Tally of nations where it’s a crime to be gay rises to 73

The central African nation of Gabon has adopted a law against same-sex sexual relations, running counter to the general trend of countries overturning such repressive laws in recent years. With the addition of Gabon, the tally of nations with anti-homosexuality laws rose to 73.


From the African Human Rights Media Network


To illustrate its article about Gabon’s new anti-gay law, the Gabon Review used this generic photo from an unidentified time and place. Other publications have used the same photo in the past.

The new law in Gabon was adopted in July, but it apparently was not widely publicized until October.

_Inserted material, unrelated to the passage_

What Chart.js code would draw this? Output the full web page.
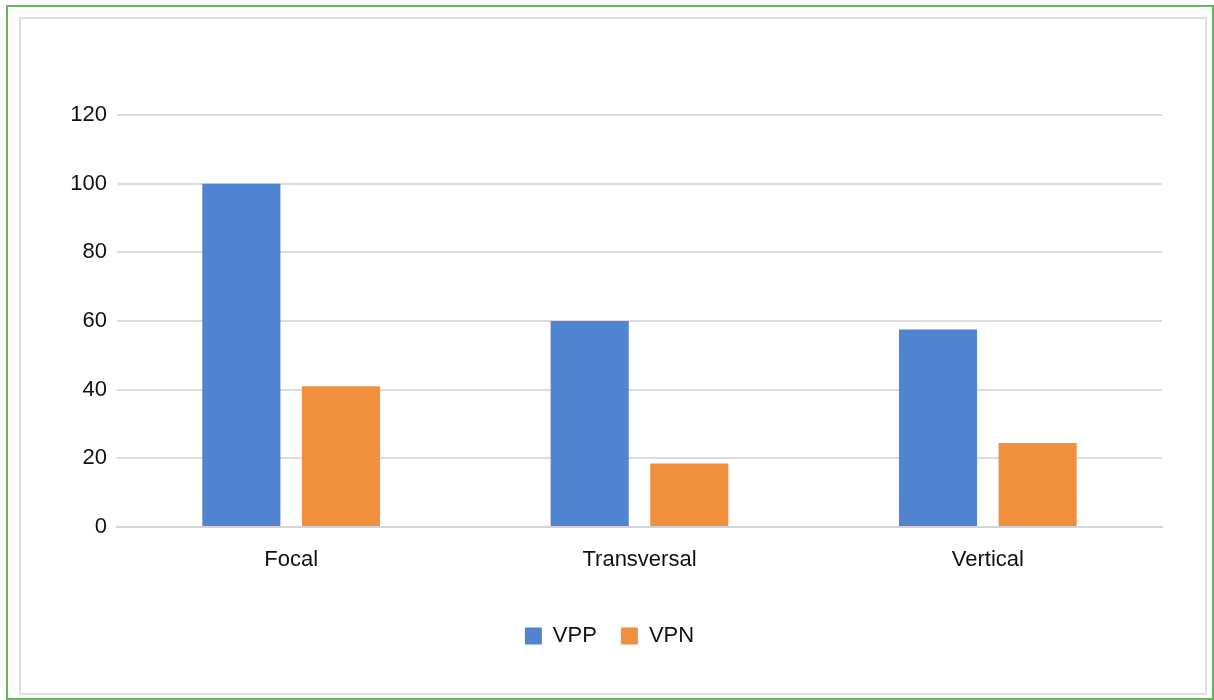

The new law provides for a prison sentence of up to six months and a fine of up to 5 million CFA francs (about U.S. $8,500 or 7,600 euros).

Location of Gabon in west central Africa.

The International Lesbian, Gay, Bisexual, Trans and Intersex Association (ILGA) published an updated report on “State-Sponsored Homophobia,” the number was down 24 percent from ILGA’s list of 92 countries in 2006. That was the year when the global rights group began documenting the laws that are used to persecute LGBT people.

The Gabon Review reported that the issue of homosexuality “has been fueling conversations for some years now,” extending back to 2013, when two men announced their marriage. The couple was arrested and released, and public prosecutor Sidonie Flore Ouwé stated that “there was no marriage in the sense of law and custom”.

The relationship between the two men had gone on for years before they decided to celebrate their union without a civil registrar. At the time, the prosecutor pointed out that they were adults and that “there is no provision in the Gabonese Penal Code punishing adults for acts against nature.”

In its latest report on anti-gay laws worldwide, ILGA said the news from Gabon is “most worrying.”

ILGA added, “In the aftermath of Gabon’s enactment of its new Penal Code, it was reported that neighbouring Equatorial Guinea was in the process of preparing a draft bill that would also criminalize consensual same-sex sexual activity.”

In recent years, several countries have overturned their anti-gay laws — in Trinidad, the High Court overturned the country’s anti-sodomy law in 2018; in India, the Supreme Court overturned the nation’s 158-year-old prohibition of sex “against the order of nature,” also in 2018; Angola adopted a new Penal Code without an anti-gay provision in January 2019; and Botswana’s High Court overturned its anti-gay law in June 2019.

In the opposite direction, Chad adopted a new anti-gay law in 2017 and Kenya’s High Court refused to overturn the anti-gay laws there in May 2019.